The day has come for publishers to offer a $4.00 book.
Most books are too expensive. Compared to lower cost alternative media sources, books are becoming niche consumables like caviar.
The high cost of books jeopardizes not only the future of books, but the future of the book publishing industry.
Unless authors, publishers and booksellers cooperate to bring down the cost of books, book publishing faces a painful decline, much as we're now witnessing with newspaper and magazine publishing.
Here in the U.S., most consumers already think twice before shelling out $7.50, $15.00 or $30.00 for a good read. If a book at the current prices represents a big purchase for citizens of the world's most affluent economy, imagine the cost burden for the vast majority of the world's literate people.
The growth in worldwide literacy has created a massive affordability gap between those who want books, and those who can afford them. Therein lies both the threat and the opportunity facing publishers.
The publishing industry has successfully responded to the price issue in the past by releasing lower cost formats such as the mid-sized trade paperback and the small purse-sized mass market paperback. Each lower cost format dropped the price 30-50 percent.
By offering customers a cheaper, smaller and less expensive format, publishers expanded the available market for their books and enabled a larger number of readers to gain access to affordable reads.
Imagine if books were only available in hard cover today. How many current readers would have long ago abandoned print books due to the high price and large size of hardcover?

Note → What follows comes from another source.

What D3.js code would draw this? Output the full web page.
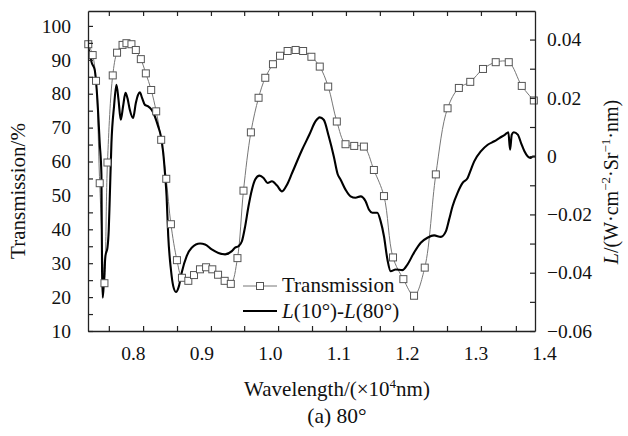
<!DOCTYPE html>
<html><head><meta charset="utf-8">
<script src="https://cdn.jsdelivr.net/npm/d3@7"></script>
<style>
html,body{margin:0;padding:0;background:#fff;}
svg text{font-family:"Liberation Serif","Times New Roman",serif !important;fill:#111;}
</style></head>
<body><svg id="c" width="628" height="436"></svg>
<script>
// Transmission (%) – left axis
const transWave = [0.735,0.7414,0.7463,0.7517,0.7586,0.763,0.7707,0.777,0.785,0.7907,0.798,0.8044,0.8117,0.819,0.8268,0.8341,0.8414,0.8488,0.8556,0.8644,0.8717,0.881,0.8893,0.898,0.9069,0.916,0.9244,0.934,0.943,0.9527,0.9615,0.9723,0.9835,0.9933,1.0045,1.0148,1.0259,1.0376,1.0485,1.0606,1.0728,1.0851,1.0977,1.1104,1.1231,1.1372,1.1518,1.1665,1.1797,1.1948,1.2104,1.226,1.2422,1.2593,1.2758,1.2924,1.311,1.3296,1.3486,1.3676,1.3852];
const transValue = [94.6,91.4,83.8,53.6,24.1,59.7,85.4,92.1,94.4,94.9,94.6,92.9,90.2,86.0,81.1,74.8,66.4,54.9,41.5,30.9,25.7,24.8,26.5,28.2,28.8,28.2,26.6,24.8,23.9,31.5,51.4,68.6,78.8,84.7,88.7,91.2,92.6,92.9,92.6,90.9,88.0,82.1,71.8,65.1,64.6,64.4,57.5,49.8,31.7,25.3,20.4,28.7,56.2,75.7,81.7,83.5,87.3,89.3,89.3,82.3,78.0];
// L(10°)-L(80°) – right axis
const diffWave = [0.7346,0.7356,0.7385,0.7395,0.7444,0.7483,0.7517,0.7542,0.7551,0.7561,0.758,0.76,0.763,0.7649,0.7663,0.7688,0.7726,0.7761,0.7791,0.7824,0.7858,0.7893,0.7922,0.7956,0.8004,0.8044,0.8078,0.8102,0.8136,0.8176,0.8224,0.8274,0.8322,0.837,0.841,0.8444,0.8469,0.8493,0.8517,0.8556,0.859,0.863,0.8673,0.8713,0.8786,0.8859,0.8981,0.9054,0.9152,0.9249,0.9347,0.9445,0.9493,0.9542,0.9592,0.964,0.9688,0.9738,0.9786,0.9849,0.9908,0.9966,1.0031,1.0104,1.0177,1.025,1.0324,1.047,1.0577,1.0665,1.0728,1.0786,1.0859,1.0933,1.0991,1.1031,1.1104,1.1177,1.125,1.1324,1.1397,1.1445,1.1495,1.1568,1.1616,1.1665,1.1715,1.1763,1.1836,1.1934,1.2007,1.2104,1.2202,1.23,1.2397,1.2495,1.2568,1.2616,1.2666,1.2739,1.2813,1.2886,1.2934,1.2982,1.3081,1.3179,1.3275,1.3349,1.3432,1.348,1.3505,1.353,1.3559,1.3618,1.3666,1.3715,1.3764,1.3803,1.3838,1.3869];
const diffValue = [0.0389,0.0365,0.0342,0.0325,0.0296,0.0194,0.0045,-0.0063,-0.0389,-0.0486,-0.0423,-0.0343,-0.0314,-0.0252,-0.0149,0.0045,0.0171,0.0245,0.0194,0.0125,0.0171,0.0217,0.0199,0.0159,0.0131,0.0182,0.0211,0.0219,0.0199,0.0176,0.0171,0.0159,0.0136,0.0102,0.0068,0.0011,-0.0058,-0.0138,-0.0275,-0.0389,-0.0446,-0.0466,-0.0446,-0.04,-0.0343,-0.0314,-0.03,-0.0303,-0.032,-0.0332,-0.0337,-0.0326,-0.0314,-0.0309,-0.0292,-0.024,-0.0172,-0.0115,-0.008,-0.0067,-0.0075,-0.0092,-0.0086,-0.0101,-0.0121,-0.0098,-0.0058,0.0022,0.0074,0.0119,0.0133,0.0125,0.0068,-0.0001,-0.0063,-0.008,-0.0115,-0.0138,-0.0143,-0.0138,-0.0155,-0.0183,-0.0194,-0.0194,-0.0223,-0.0275,-0.0354,-0.0395,-0.0389,-0.0391,-0.0372,-0.0331,-0.0297,-0.028,-0.0272,-0.0277,-0.0258,-0.0217,-0.0172,-0.0126,-0.0092,-0.0075,-0.0046,-0.0018,0.0017,0.0039,0.0051,0.0062,0.0074,0.0082,0.0022,0.0074,0.0082,0.0074,0.0045,0.0017,-0.0001,-0.0006,-0.0001,-0.0001];

const xLabelValues = [0.8,0.9,1.0,1.1,1.2,1.3,1.4];
const xTickMarks = [0.765,0.815,0.8645,0.914,0.9625,1.012,1.0615,1.111,1.1605,1.209,1.2585,1.308,1.359];
const leftTicks = d3.range(10,101,5);
const leftLabels = [10,20,30,40,50,60,70,80,90,100];
const rightTicks = d3.range(-6,5).map(i=>i/100);
const rightLabels = [-0.06,-0.04,-0.02,0,0.02,0.04];
const seriesNames = ["Transmission","L(10°)-L(80°)"];

const FONT = '"Liberation Serif","Times New Roman",serif';
const svg = d3.select("#c");
const L=88,R=535,T=11,B=331;
const x = d3.scaleLinear().domain([0.7346,1.3869]).range([L,R]);
const yL = d3.scaleLinear().domain([10,104.4]).range([B,T]);
const yR = d3.scaleLinear().domain([-0.06,0.0498]).range([B,T]);

const transData = transWave.map((w,i)=>({w,v:transValue[i]}));
const diffData = diffWave.map((w,i)=>({w,v:diffValue[i]}));
svg.append("clipPath").attr("id","pc").append("rect").attr("x",L).attr("y",T).attr("width",R-L).attr("height",B-T);
const plot = svg.append("g").attr("clip-path","url(#pc)");

plot.append("path").datum(transData)
  .attr("d", d3.line().x(d=>x(d.w)).y(d=>yL(d.v)).curve(d3.curveCatmullRom.alpha(0.5)))
  .attr("fill","none").attr("stroke","#777").attr("stroke-width",1);

plot.append("path").datum(diffData)
  .attr("d", d3.line().x(d=>x(d.w)).y(d=>yR(d.v)).curve(d3.curveMonotoneX))
  .attr("fill","none").attr("stroke","#000").attr("stroke-width",2.1).attr("stroke-linejoin","round");

const ms=7;
svg.append("g").selectAll("rect").data(transData).join("rect")
  .attr("x",d=>x(d.w)-ms/2).attr("y",d=>yL(d.v)-ms/2).attr("width",ms).attr("height",ms)
  .attr("fill","#fff").attr("stroke","#555").attr("stroke-width",1);

function style(g){
  g.attr("font-family",null).attr("font-size",null);
  g.selectAll(".domain").attr("stroke","#222").attr("stroke-width",1.3);
  g.selectAll(".tick line").attr("stroke","#222").attr("stroke-width",1.2);
  g.selectAll("text").style("font-family",FONT).style("font-size","19.5px").attr("fill","#111");
}

svg.append("g").attr("transform",`translate(0,${B})`)
  .call(d3.axisBottom(x).tickValues(xTickMarks).tickSizeInner(-5).tickSizeOuter(0).tickFormat(""))
  .call(style);
svg.append("g").attr("transform",`translate(0,${B})`)
  .call(d3.axisBottom(x).tickValues(xLabelValues).tickSize(0).tickPadding(15).tickFormat(d3.format(".1f")))
  .call(style)
  .call(g=>g.select(".domain").remove());
svg.append("g").attr("transform",`translate(0,${T})`)
  .call(d3.axisTop(x).tickValues(xTickMarks).tickSizeInner(-5).tickSizeOuter(0).tickFormat(""))
  .call(style);
svg.append("g").attr("transform",`translate(${L},0)`)
  .call(d3.axisLeft(yL).tickValues(leftTicks).tickSizeInner(-5).tickSizeOuter(0).tickPadding(17)
    .tickFormat(d=>leftLabels.includes(d)?d:""))
  .call(style);
svg.append("g").attr("transform",`translate(${R},0)`)
  .call(d3.axisRight(yR).tickValues(rightTicks).tickSizeInner(-5).tickSizeOuter(0).tickPadding(12)
    .tickFormat(d=>rightLabels.some(r=>Math.abs(r-d)<1e-9)?(Math.abs(d)<1e-9?"0":d3.format(".2f")(d)):""))
  .call(style);

// titles
const t = (sel)=>sel.style("font-family",FONT);
svg.append("text").attr("x",337).attr("y",396).attr("text-anchor","middle").attr("font-size",21).call(t)
  .html('Wavelength/(×10<tspan dy="-8" font-size="13">4</tspan><tspan dy="8">nm)</tspan>');
svg.append("text").attr("x",337).attr("y",423).attr("text-anchor","middle").attr("font-size",21.5).call(t)
  .text("(a) 80°");
svg.append("text").attr("transform","translate(25,191) rotate(-90)").attr("text-anchor","middle").attr("font-size",21).call(t)
  .text("Transmission/%");
svg.append("text").attr("transform","translate(618,182) rotate(-90)").attr("text-anchor","middle").attr("font-size",20).call(t)
  .html('<tspan font-style="italic">L</tspan>/(W·cm<tspan dy="-8" font-size="13">−2</tspan><tspan dy="8">·Sr</tspan><tspan dy="-8" font-size="13">−1</tspan><tspan dy="8">·nm)</tspan>');

// legend
const lg = svg.append("g");
lg.append("line").attr("x1",243).attr("x2",277).attr("y1",286).attr("y2",286).attr("stroke","#777").attr("stroke-width",1);
lg.append("rect").attr("x",260-ms/2).attr("y",286-ms/2).attr("width",ms).attr("height",ms).attr("fill","#fff").attr("stroke","#555");
lg.append("text").attr("x",282).attr("y",292).attr("font-size",21).call(t).text(seriesNames[0]);
lg.append("line").attr("x1",243).attr("x2",277).attr("y1",311).attr("y2",311).attr("stroke","#000").attr("stroke-width",2.1);
lg.append("text").attr("x",282).attr("y",318).attr("font-size",21).call(t)
  .html('<tspan font-style="italic">L</tspan>(10°)-<tspan font-style="italic">L</tspan>(80°)');
</script></body></html>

Ebooks are a lower cost format, and therefore may hold the key to the book industry's salvation.
Many publishers view ebooks with a skeptical eye. After all, won't cheap ebooks cannibalize expensive print books?
This is the wrong way to examine the situation. Lower cost ebooks help publishers retain customers who might otherwise abandon books altogether in favor of lower cost alternative media options.
Ebooks also hold the promise to expand the worldwide market for books. Hundreds of millions of new middle class and literate consumers have come online outside the US, especially in developing countries.
Ebooks offer significant economic advantages to authors and publishers as well.
From a production perspective, publishers can convert print books into digital books at very little cost. Once a book is liberated as digital bits, the production, duplication and distribution of the book requires no ink, paper, fossil fuels, shipping boxes, physical bookstores or cash registers. The entire process becomes one of automated online self-serve transactions.
Since it costs the author or publisher next to nil to "print" each copy of an ebook, ebooks are extremely profitable on a per-unit basis, even at a low selling price.
By offering consumers a low cost digital product, the economics of ebooks create a virtuous, self-reinforcing cycle. The low price expands the available market by making it affordable to more consumers; low production and distribution expenses allow the publisher to earn a healthy margin; and the larger addressable market allows publishers to sell more units at greater profit margins.
The advantages of ebook economics will become more apparent as ebooks grow to comprise a greater percentage of book industry sales.
Some might fear that $4.00 books will eviscerate the earnings of mass market authors and publishers. The likely outcome isn't so simple. For the mass market, if publishers don't quickly satisfy lower price points, they'll continue losing customers.
Customers who prefer ink on paper will continue purchasing more expensive formats.
Not all books should be priced at $4.00. Publishers should segment their markets to ensure they're delivering a range of products and formats that offer the target customer value that exceeds each price point.
Some might argue book publishing isn't in trouble, as evidenced by the industry's continued growth. True, the industry has grown in recent years at 1.6 percent annually between 2002 and 2008, according the Association of American Publishers. Yet this growth is a mirage. Publishers are maintaining the illusion of growth by increasing prices. If we adjust for inflation, unit book sales have been in decline for many years.
What do you think? Would you buy more books if they were only $4.00?